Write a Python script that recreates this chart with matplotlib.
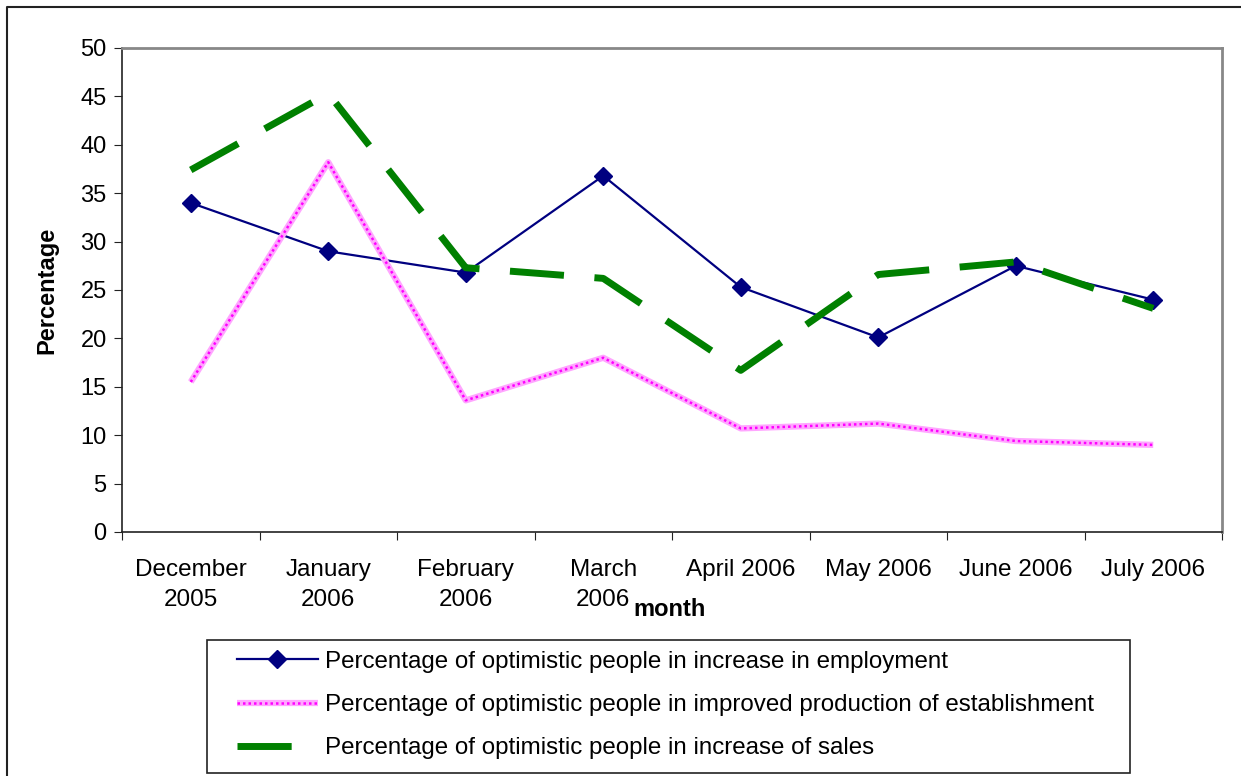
import matplotlib
matplotlib.use("Agg")
import matplotlib.pyplot as plt
from matplotlib.lines import Line2D
from matplotlib.patches import Rectangle
from matplotlib.legend_handler import HandlerTuple

plt.rcParams['font.family'] = ['Liberation Sans', 'DejaVu Sans']

months = ["December\n2005", "January\n2006", "February\n2006", "March\n2006",
          "April 2006", "May 2006", "June 2006", "July 2006"]
employment = [34.0, 29.0, 26.8, 36.8, 25.3, 20.1, 27.5, 24.0]
production = [15.5, 38.2, 13.6, 18.0, 10.7, 11.2, 9.4, 9.0]
sales = [37.4, 45.3, 27.3, 26.2, 16.7, 26.6, 27.9, 23.1]
labels = ["Percentage of optimistic people in increase in employment",
          "Percentage of optimistic people in improved production of establishment",
          "Percentage of optimistic people in increase of sales"]

W, H = 1241, 776
fig = plt.figure(figsize=(W / 100, H / 100), dpi=100)
ax = fig.add_axes([122 / W, 1 - 532 / H, 1100 / W, 484 / H])

x = list(range(len(months)))
l1, = ax.plot(x, employment, color='#000080', lw=1.6, marker='D', markersize=9,
              markerfacecolor='#000080', markeredgecolor='#000080', zorder=3)
p_base, = ax.plot(x, production, color='#ffa6ff', lw=4.5, solid_capstyle='butt', zorder=4)
p_dot, = ax.plot(x, production, color='#ff00ff', lw=1.8, linestyle=(0, (1, 1.2)), zorder=4.1)
l3, = ax.plot(x, sales, color='#008000', lw=5, linestyle=(0, (7.8, 4.4)),
              dash_capstyle='butt', zorder=5)

ax.set_xlim(-0.5, 7.5)
ax.set_ylim(0, 50)
ax.set_yticks(range(0, 51, 5))
ax.set_xticks([i - 0.5 for i in range(9)])
ax.set_xticklabels([])
ax.set_xticks(x, minor=True)
ax.set_xticklabels(months, minor=True, fontsize=17.5, linespacing=1.45)
ax.tick_params(axis='x', which='minor', length=0, pad=19.5)
ax.tick_params(axis='x', which='major', length=6, direction='out', color='#222222')
ax.tick_params(axis='y', length=6, direction='out', labelsize=17, pad=5, color='#222222')

for s in ['top', 'right']:
    ax.spines[s].set_color('#888888')
    ax.spines[s].set_linewidth(2)
for s in ['left', 'bottom']:
    ax.spines[s].set_color('#222222')
    ax.spines[s].set_linewidth(1.2)

fig.text(47 / W, 1 - 290 / H, "Percentage", rotation=90, fontsize=17,
         fontweight='bold', ha='center', va='center')
fig.text(670 / W, 1 - 610 / H, "month", fontsize=17, fontweight='bold',
         ha='center', va='center')

# figure border (top and left)
fig.add_artist(Line2D([7 / W, 7 / W, 1], [0, 1 - 7 / H, 1 - 7 / H],
                      transform=fig.transFigure, color='#222222', lw=1.5))

# legend frame
fig.add_artist(Rectangle((207 / W, 1 - 773 / H), (1130 - 207) / W, (773 - 640) / H,
                         transform=fig.transFigure, fill=False,
                         edgecolor='#222222', lw=1.2))

leg = fig.legend([l1, (p_base, p_dot), l3], labels,
                 handler_map={tuple: HandlerTuple(ndivide=1, pad=0)},
                 loc='center left', bbox_to_anchor=(237 / W, 1 - 705 / H),
                 fontsize=17.4, frameon=False,
                 handlelength=3.35, handletextpad=0.3, labelspacing=0.88,
                 borderpad=0, borderaxespad=0)

fig.savefig("out.png", dpi=100)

▶ What needs to be done:
Take the listing above and restate it word for word, without its pictures.

▶ Response to this task:
Write a Python script that recreates this chart with matplotlib.
import matplotlib
matplotlib.use("Agg")
import matplotlib.pyplot as plt
from matplotlib.lines import Line2D
from matplotlib.patches import Rectangle
from matplotlib.legend_handler import HandlerTuple

plt.rcParams['font.family'] = ['Liberation Sans', 'DejaVu Sans']

months = ["December\n2005", "January\n2006", "February\n2006", "March\n2006",
          "April 2006", "May 2006", "June 2006", "July 2006"]
employment = [34.0, 29.0, 26.8, 36.8, 25.3, 20.1, 27.5, 24.0]
production = [15.5, 38.2, 13.6, 18.0, 10.7, 11.2, 9.4, 9.0]
sales = [37.4, 45.3, 27.3, 26.2, 16.7, 26.6, 27.9, 23.1]
labels = ["Percentage of optimistic people in increase in employment",
          "Percentage of optimistic people in improved production of establishment",
          "Percentage of optimistic people in increase of sales"]

W, H = 1241, 776
fig = plt.figure(figsize=(W / 100, H / 100), dpi=100)
ax = fig.add_axes([122 / W, 1 - 532 / H, 1100 / W, 484 / H])

x = list(range(len(months)))
l1, = ax.plot(x, employment, color='#000080', lw=1.6, marker='D', markersize=9,
              markerfacecolor='#000080', markeredgecolor='#000080', zorder=3)
p_base, = ax.plot(x, production, color='#ffa6ff', lw=4.5, solid_capstyle='butt', zorder=4)
p_dot, = ax.plot(x, production, color='#ff00ff', lw=1.8, linestyle=(0, (1, 1.2)), zorder=4.1)
l3, = ax.plot(x, sales, color='#008000', lw=5, linestyle=(0, (7.8, 4.4)),
              dash_capstyle='butt', zorder=5)

ax.set_xlim(-0.5, 7.5)
ax.set_ylim(0, 50)
ax.set_yticks(range(0, 51, 5))
ax.set_xticks([i - 0.5 for i in range(9)])
ax.set_xticklabels([])
ax.set_xticks(x, minor=True)
ax.set_xticklabels(months, minor=True, fontsize=17.5, linespacing=1.45)
ax.tick_params(axis='x', which='minor', length=0, pad=19.5)
ax.tick_params(axis='x', which='major', length=6, direction='out', color='#222222')
ax.tick_params(axis='y', length=6, direction='out', labelsize=17, pad=5, color='#222222')

for s in ['top', 'right']:
    ax.spines[s].set_color('#888888')
    ax.spines[s].set_linewidth(2)
for s in ['left', 'bottom']:
    ax.spines[s].set_color('#222222')
    ax.spines[s].set_linewidth(1.2)

fig.text(47 / W, 1 - 290 / H, "Percentage", rotation=90, fontsize=17,
         fontweight='bold', ha='center', va='center')
fig.text(670 / W, 1 - 610 / H, "month", fontsize=17, fontweight='bold',
         ha='center', va='center')

# figure border (top and left)
fig.add_artist(Line2D([7 / W, 7 / W, 1], [0, 1 - 7 / H, 1 - 7 / H],
                      transform=fig.transFigure, color='#222222', lw=1.5))

# legend frame
fig.add_artist(Rectangle((207 / W, 1 - 773 / H), (1130 - 207) / W, (773 - 640) / H,
                         transform=fig.transFigure, fill=False,
                         edgecolor='#222222', lw=1.2))

leg = fig.legend([l1, (p_base, p_dot), l3], labels,
                 handler_map={tuple: HandlerTuple(ndivide=1, pad=0)},
                 loc='center left', bbox_to_anchor=(237 / W, 1 - 705 / H),
                 fontsize=17.4, frameon=False,
                 handlelength=3.35, handletextpad=0.3, labelspacing=0.88,
                 borderpad=0, borderaxespad=0)

fig.savefig("out.png", dpi=100)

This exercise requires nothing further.